I was making a number of visits in the Boston area earlier this month, and two people from different biotech companies with whom I had set up appointments were suddenly placed on the wrong side of company downsizings.
The iPad came in really handy for finding a nearby Starbucks, when a corporate office was no longer available.
Several people I Skyped with last week, around the country and in various industries, were either in transition or navigating through professional instability.
This kind of disruption isn’t the exception anymore. It’s routine.
That’s why I found Chris Brogan‘s newsletter this weekend to be so timely. He advocates that we cultivate a mindset of innovation. Some choice extracts:
I was talking with (a) broadcast and media professional about how radio DJs are vanishing more and more every year. I said that I wondered what the people still holding onto their jobs were thinking, that “it’s going to be okay?” Lots of people are facing the extinction of their job. It’s not even really the economy any longer. It’s the overall realization that companies would look better if they got skinnier.

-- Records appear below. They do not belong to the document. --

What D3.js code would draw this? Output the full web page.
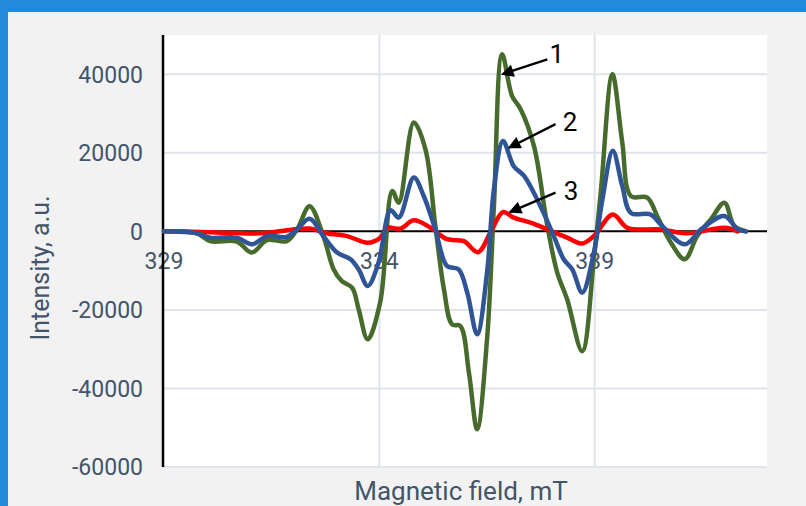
<!DOCTYPE html>
<html><head><meta charset="utf-8">
<script src="https://cdn.jsdelivr.net/npm/d3@7"></script>
<style>body{margin:0;background:#F2F2F2;}svg{display:block;font-family:Roboto,"Noto Sans",sans-serif;}</style>
</head><body><svg id="c" width="806" height="506"></svg>
<script>
// ---- data ----
const xTicks = [329, 334, 339];
const yTicks = [-60000, -40000, -20000, 0, 20000, 40000];

const fieldG = [329.00,329.76,330.07,330.69,331.04,331.39,331.85,332.09,332.38,332.70,332.94,333.13,333.37,333.52,333.73,334.02,334.30,334.45,334.80,335.07,335.30,335.50,335.69,335.88,336.08,336.27,336.50,336.66,336.85,337.08,337.28,337.59,337.90,338.13,338.36,338.71,338.98,339.14,339.41,339.64,339.84,340.22,340.45,340.77,341.09,341.38,341.70,342.01,342.24,342.51];
const intensityG = [0,-500,-2500,-2600,-5400,-2200,-2500,500,6400,-1200,-9700,-12700,-14400,-19900,-27500,-18000,10300,7300,27700,20900,1400,-14800,-23700,-24100,-36000,-50400,-27500,6400,45100,34500,31100,21700,1400,-10500,-17300,-30500,-7100,9900,40000,22600,9000,8600,3900,-2900,-7100,-1200,3100,7300,1400,0];

const fieldB = [329.00,329.76,330.07,330.69,331.04,331.39,331.85,332.09,332.38,332.70,333.02,333.33,333.52,333.73,333.98,334.26,334.45,334.80,335.03,335.30,335.57,335.84,336.04,336.27,336.50,336.66,336.87,337.12,337.36,337.74,338.05,338.28,338.48,338.71,338.98,339.18,339.42,339.64,339.84,340.30,340.53,341.09,341.47,342.01,342.32,342.51];
const intensityB = [0,-500,-1600,-1600,-3300,-1200,-1400,500,3200,-1200,-5400,-7100,-9700,-13900,-8000,5400,3500,13700,9000,500,-8800,-9700,-15600,-26200,-10500,10700,23000,16600,14100,6400,-1200,-7100,-9700,-15600,-5400,8200,20500,11500,4700,4300,1800,-3300,500,3900,500,0];

const fieldR = [329.00,330.07,331.23,332.38,332.78,333.25,333.73,334.02,334.18,334.49,334.80,335.19,335.57,335.96,336.29,336.58,336.87,337.12,337.51,337.90,338.36,338.71,338.98,339.42,339.76,340.53,341.15,342.01,342.32];
const intensityR = [0,-200,-500,700,-500,-1200,-2900,-1600,900,700,2800,900,-2000,-2500,-5300,-300,4900,3500,2200,500,-1600,-3100,-1200,4300,900,500,-500,900,0];

const labels = ["1","2","3"];
// annotation arrows: [field, intensity] of arrow tip, tail and label
const arrowTip = [[336.85,40000],[337.01,21300],[337.03,4900]];
const arrowTail = [[337.90,43800],[338.09,27300],[338.09,9860]];
const labelPos = [[338.12,45300],[338.43,28000],[338.45,10450]];

// ---- drawing ----
const svg = d3.select("#c");
const W = 806, H = 506;
svg.append("rect").attr("width", W).attr("height", H).attr("fill", "#F2F2F2");
svg.append("rect").attr("width", W).attr("height", 12).attr("fill", "#2389DB");
svg.append("rect").attr("width", 8).attr("height", H).attr("fill", "#2389DB");

const pL = 164, pR = 767, pT = 35, pB = 467;
const x = d3.scaleLinear().domain([329, 343]).range([pL, pR]);
const y = d3.scaleLinear().domain([-60000, 50000]).range([pB, pT]);

svg.append("rect").attr("x", pL).attr("y", pT).attr("width", pR - pL).attr("height", pB - pT).attr("fill", "#fff");

const grid = svg.append("g");
grid.append("g").selectAll("line").data(yTicks.filter(d => d !== 0)).join("line")
  .attr("x1", pL).attr("x2", pR).attr("y1", d => y(d)).attr("y2", d => y(d))
  .attr("stroke", "#DFE4EC").attr("stroke-width", 2);
grid.append("g").selectAll("line").data(xTicks.filter(d => d !== 329)).join("line")
  .attr("y1", pT).attr("y2", pB).attr("x1", d => x(d)).attr("x2", d => x(d))
  .attr("stroke", "#DFE4EC").attr("stroke-width", 2);

const tickColor = "#44546A";
svg.append("g").selectAll("text").data(yTicks).join("text")
  .attr("x", 143).attr("y", d => y(d)).attr("dy", "0.36em")
  .attr("text-anchor", "end").attr("font-size", 23).attr("fill", tickColor)
  .text(d => String(d));
svg.append("g").selectAll("text").data(xTicks).join("text")
  .attr("x", d => x(d)).attr("y", 269)
  .attr("text-anchor", "middle").attr("font-size", 23).attr("fill", tickColor)
  .text(d => String(d));

svg.append("line").attr("x1", pL).attr("x2", pR).attr("y1", y(0)).attr("y2", y(0)).attr("stroke", "#000").attr("stroke-width", 2);
svg.append("line").attr("x1", pL - 1).attr("x2", pL - 1).attr("y1", pT).attr("y2", pB).attr("stroke", "#000").attr("stroke-width", 2.5);

const line = d3.line().x(d => x(d[0])).y(d => y(d[1])).curve(d3.curveCatmullRom.alpha(0.5));
const series = [
  {f: fieldG, v: intensityG, c: "#476B2C"},
  {f: fieldR, v: intensityR, c: "#FF0000"},
  {f: fieldB, v: intensityB, c: "#2F5597"}
];
series.forEach(s => {
  svg.append("path").datum(s.f.map((f, i) => [f, s.v[i]]))
    .attr("d", line).attr("fill", "none").attr("stroke", s.c)
    .attr("stroke-width", 4.5).attr("stroke-linejoin", "round").attr("stroke-linecap", "round");
});

svg.append("defs").append("marker").attr("id", "ah").attr("viewBox", "0 0 10 10")
  .attr("refX", 9).attr("refY", 5).attr("markerWidth", 7.5).attr("markerHeight", 5.5)
  .attr("markerUnits", "strokeWidth").attr("orient", "auto")
  .append("path").attr("d", "M0,0L10,5L0,10z").attr("fill", "#000");
labels.forEach((t, i) => {
  svg.append("line")
    .attr("x1", x(arrowTail[i][0])).attr("y1", y(arrowTail[i][1]))
    .attr("x2", x(arrowTip[i][0])).attr("y2", y(arrowTip[i][1]))
    .attr("stroke", "#000").attr("stroke-width", 2.3).attr("marker-end", "url(#ah)");
  svg.append("text").attr("x", x(labelPos[i][0])).attr("y", y(labelPos[i][1]))
    .attr("dy", "0.36em").attr("text-anchor", "middle").attr("font-size", 26).attr("fill", "#000").text(t);
});

svg.append("text").attr("x", 461).attr("y", 500)
  .attr("text-anchor", "middle").attr("font-size", 26).attr("fill", tickColor).text("Magnetic field, mT");
svg.append("text").attr("transform", "translate(49,268) rotate(-90)")
  .attr("text-anchor", "middle").attr("font-size", 25).attr("fill", tickColor).text("Intensity, a.u.");
</script></body></html>
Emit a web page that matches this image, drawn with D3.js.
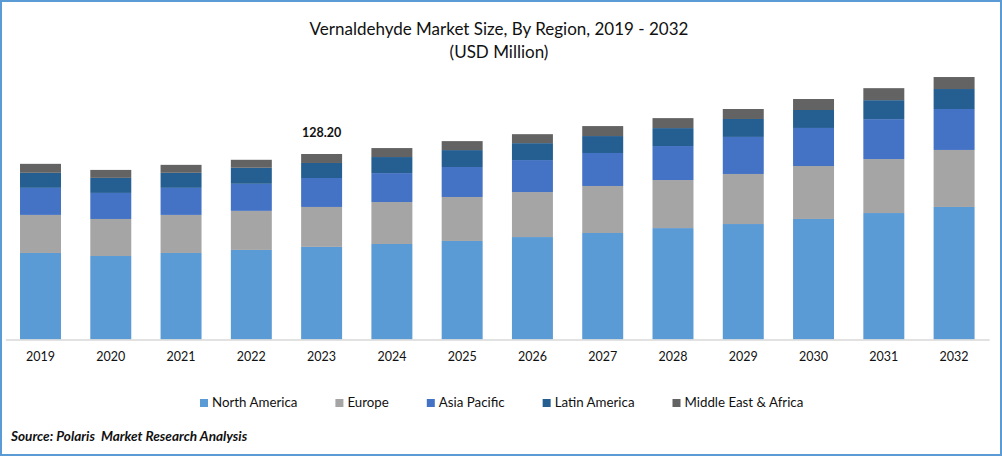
<!DOCTYPE html>
<html>
<head>
<meta charset="utf-8">
<script src="https://cdn.jsdelivr.net/npm/d3@7"></script>
<style>
  html, body { margin: 0; padding: 0; background: #fff; }
  svg { display: block; }
  text { font-family: Lato, "Open Sans", sans-serif; fill: #111; }
</style>
</head>
<body>
<div id="chart"></div>
<script>
const years = ["2019","2020","2021","2022","2023","2024","2025","2026","2027","2028","2029","2030","2031","2032"];
const regions = ["North America","Europe","Asia Pacific","Latin America","Middle East & Africa"];
const colors = ["#5b9bd5","#a5a5a5","#4472c4","#255e91","#636363"];

// USD million
const northAmerica = [59.8,57.7,59.8,61.9,64.0,66.0,68.1,70.8,73.6,77.0,79.8,83.3,87.4,91.6];
const europe = [26.3,25.6,26.3,27.0,27.6,29.0,30.4,31.1,32.5,33.2,34.6,36.6,37.3,39.4];
const asiaPacific = [18.7,18.0,18.7,18.7,20.0,20.0,20.7,22.1,22.8,23.5,25.6,26.3,27.6,28.3];
const latinAmerica = [10.4,10.4,10.4,11.1,10.4,11.1,11.7,11.7,11.7,12.4,12.4,12.4,13.1,13.8];
const middleEast = [6.2,5.5,5.5,5.5,6.2,6.2,6.2,6.2,6.9,6.9,6.9,7.6,8.3,8.3];

const annotatedYear = "2023";
const annotatedLabel = "128.20";

const width = 1002, height = 456;

const table = years.map((y, i) => ({
    year: y,
    "North America": northAmerica[i],
    "Europe": europe[i],
    "Asia Pacific": asiaPacific[i],
    "Latin America": latinAmerica[i],
    "Middle East & Africa": middleEast[i]
}));

const svg = d3.select("#chart").append("svg")
    .attr("width", width)
    .attr("height", height);

svg.append("rect")
    .attr("x", 1).attr("y", 1)
    .attr("width", width - 2).attr("height", height - 2)
    .attr("fill", "#fff")
    .attr("stroke", "#5b9bd5")
    .attr("stroke-width", 2);

const x = d3.scaleBand()
    .domain(years)
    .range([5.4, 989.2])
    .paddingInner(0.417)
    .paddingOuter(0.208);

const y = d3.scaleLinear()
    .domain([0, 128.2])
    .range([339.5, 154]);

const stacked = d3.stack().keys(regions)(table);

svg.selectAll(".series")
    .data(stacked)
    .enter()
    .append("g")
    .attr("class", "series")
    .attr("fill", (d, i) => colors[i])
    .selectAll("rect")
    .data(d => d)
    .enter()
    .append("rect")
    .attr("x", d => x(d.data.year))
    .attr("width", x.bandwidth())
    .attr("y", d => y(d[1]))
    .attr("height", d => y(d[0]) - y(d[1]));

// axis
const xAxis = svg.append("g")
    .attr("transform", `translate(0,${y(0)})`)
    .call(d3.axisBottom(x).tickSize(0).tickPadding(13));
xAxis.select(".domain").attr("stroke", "#d9d9d9").attr("stroke-width", 1.5);
xAxis.selectAll("text")
    .style("font-family", "Lato, sans-serif")
    .style("font-size", "12.5px")
    .attr("fill", "#111");

// the one labelled total
const lastStack = stacked[stacked.length - 1];
const annotated = lastStack.find(d => d.data.year === annotatedYear);
svg.append("text")
    .attr("x", x(annotatedYear) + x.bandwidth() / 2)
    .attr("y", y(annotated[1]) - 17)
    .attr("text-anchor", "middle")
    .style("font-size", "12.5px")
    .style("font-weight", "bold")
    .text(annotatedLabel);

// title
svg.append("text")
    .attr("x", 499).attr("y", 35)
    .attr("text-anchor", "middle")
    .style("font-size", "17px")
    .text("Vernaldehyde Market Size, By Region, 2019 - 2032");
svg.append("text")
    .attr("x", 499).attr("y", 58)
    .attr("text-anchor", "middle")
    .style("font-size", "17px")
    .text("(USD Million)");

// legend, laid out from measured text
const legend = svg.append("g").attr("class", "legend")
    .attr("transform", "translate(200,0)");
const items = legend.selectAll("g")
    .data(regions)
    .enter()
    .append("g");
items.append("rect")
    .attr("y", 399)
    .attr("width", 8).attr("height", 8)
    .attr("fill", (d, i) => colors[i]);
items.append("text")
    .attr("x", 12)
    .attr("y", 407)
    .style("font-size", "13.3px")
    .text(d => d);

let cursor = 0;
items.each(function() {
    const g = d3.select(this);
    g.attr("transform", `translate(${cursor},0)`);
    cursor += 12 + g.select("text").node().getComputedTextLength() + 38;
});

// source
svg.append("text")
    .attr("x", 11).attr("y", 441)
    .style("font-size", "13.6px")
    .style("font-weight", "bold")
    .style("font-style", "italic")
    .style("white-space", "pre")
    .text("Source: Polaris  Market Research Analysis");
</script>
</body>
</html>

Thus, if you’re in any role that seems like it might be on its way out, or about to take a serious hit, why wouldn’t you be innovating and creating new ideas, devices, or methods to save yourself in some way? If you’re a journalist, a photographer, a musician, an agency employee, a publishing employee, or many other roles I’ve not named, aren’t you the least bit worried that your industry is in a crazy whitewater position?
You only accomplish this level of innovation for your business by taking on the challenge of accepting that nothing is forever, that your role and maybe even your industry isn’t forever, and that now is the only acceptable timetable for starting to figure out a new and divergent way to serve people.
I read somewhere a few days ago something that said: “Options are power, and power removes fear.” This is the perfect way to sum up the concept. Jump into the mindset of thinking through how you can stay ahead, how you can deliver new ideas and methods and/or devices or means to do what you do. Put yourself into new viewpoints as often as possible.
That’s how we owners think, right? We don’t wait for “them” to help us, and we sure don’t wait for “the economy” to fix our problems. You’re an owner, not a barista. What’s your innovation going to be?
Chris is right. It’s time to think like an Owner – the owner of your career, your future, your abilities, your marketplace.
To succeed in your own business, do you know how many really good ideas you need to come up with and execute on? Just one.
Do you know how many smart, supportive people you need in your network to help you move forward? Not thousands. Not even hundreds. A small inner circle is what you want.
You, and your network, are the new safety net.
Yes, there’s a lot of disruption going on. But instead of fearing it – shouldn’t you be the one causing it?